Agar went wicketless in his Test return in Sydney and against right-handers he has taken just 10 wickets at 75.9, striking at 171.5 in 12 first-class matches since 2019.
Despite his allegiance to Murphy, Howard is a big fan of Agar, having previously worked with him during a CA spin camp back in 2019 and believes he can be an effective option in India if the pitches are conducive.
But he does concede that Agar's focus on becoming an outstanding T20 bowler in recent years has significantly hindered his ability to work on his red-ball bowling.
"That's it in a nutshell. It is very difficult," Howard said. "Because the theory of red-ball cricket is it's five to six good balls an over and then one-day cricket it's four to six. But in T20 cricket you might bowl your best ball once an over.

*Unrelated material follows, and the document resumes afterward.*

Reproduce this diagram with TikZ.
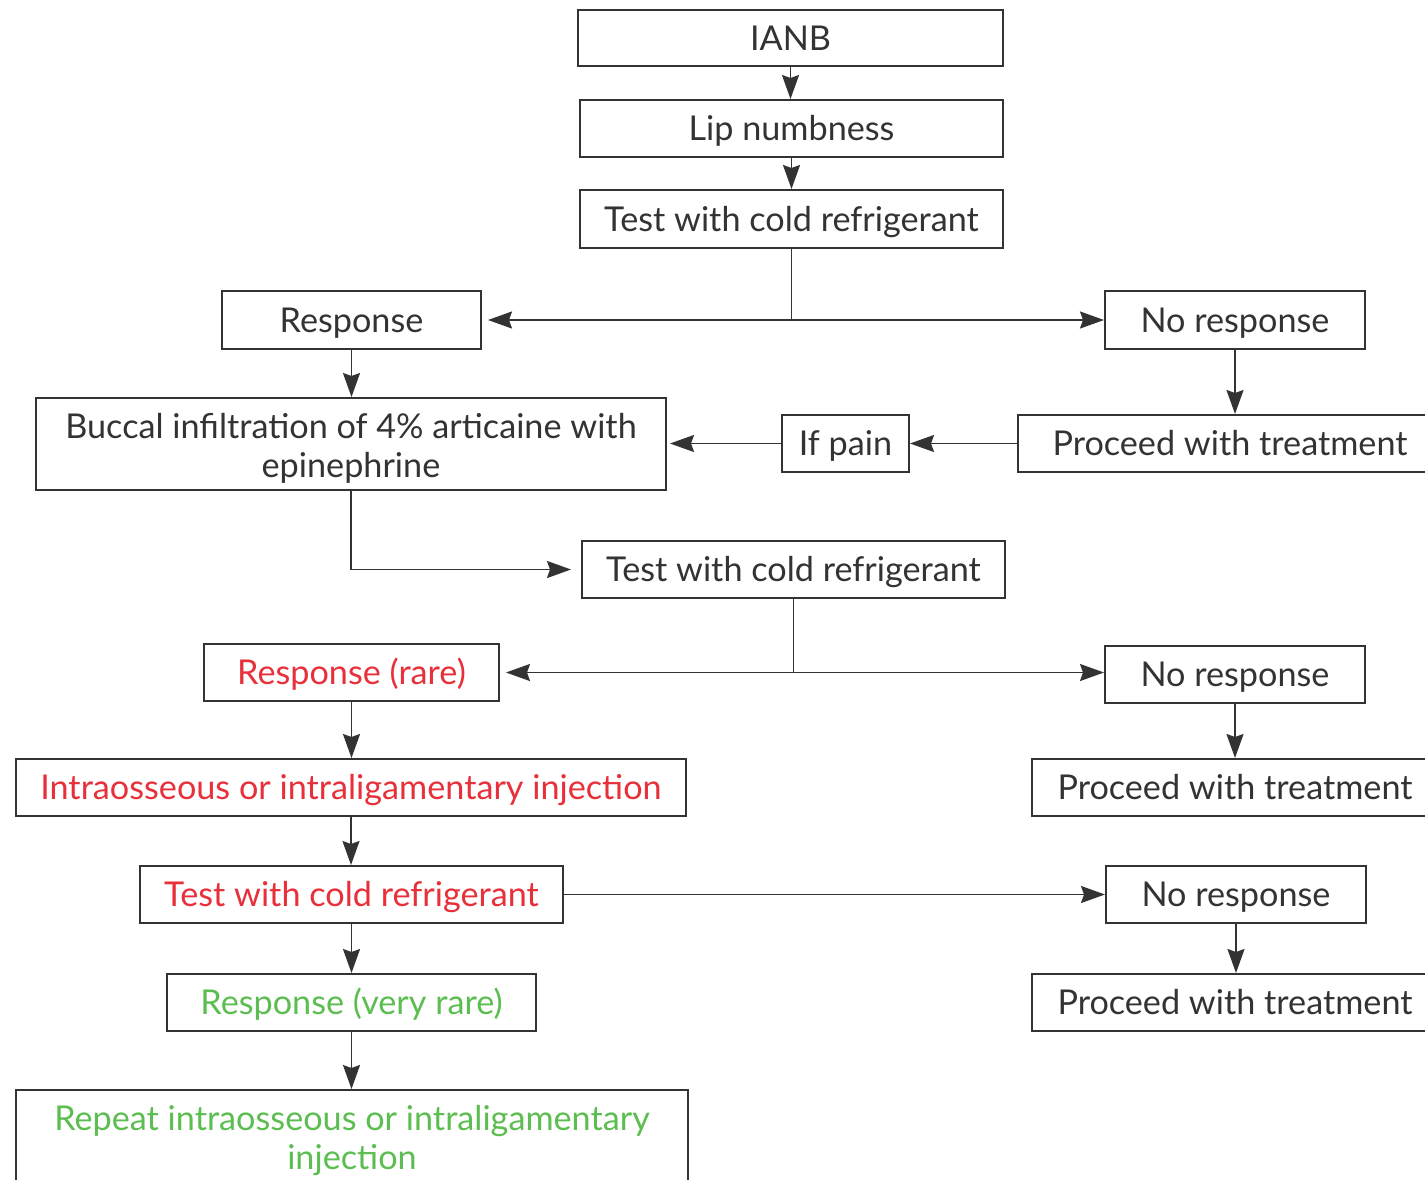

"It is incredibly difficult to then go back and have to nail a stock ball for those conditions five out of six times in an over. But he's [Agar] a highly skillful cricketer. I've got no doubt that he will be putting in the time now to make sure that it's not all the flicks and swingers and he's just got to find a ball that works in those conditions and nail it over and over and over again.
"His red-ball stuff has certainly improved in the last few years. He just hasn't got to bowl a lot, to be honest. I'm sure no doubt he's put in a power of work. He'll be ready to go. If the [pitches] are highly abrasive, like the ones that really go, then he really comes into it then."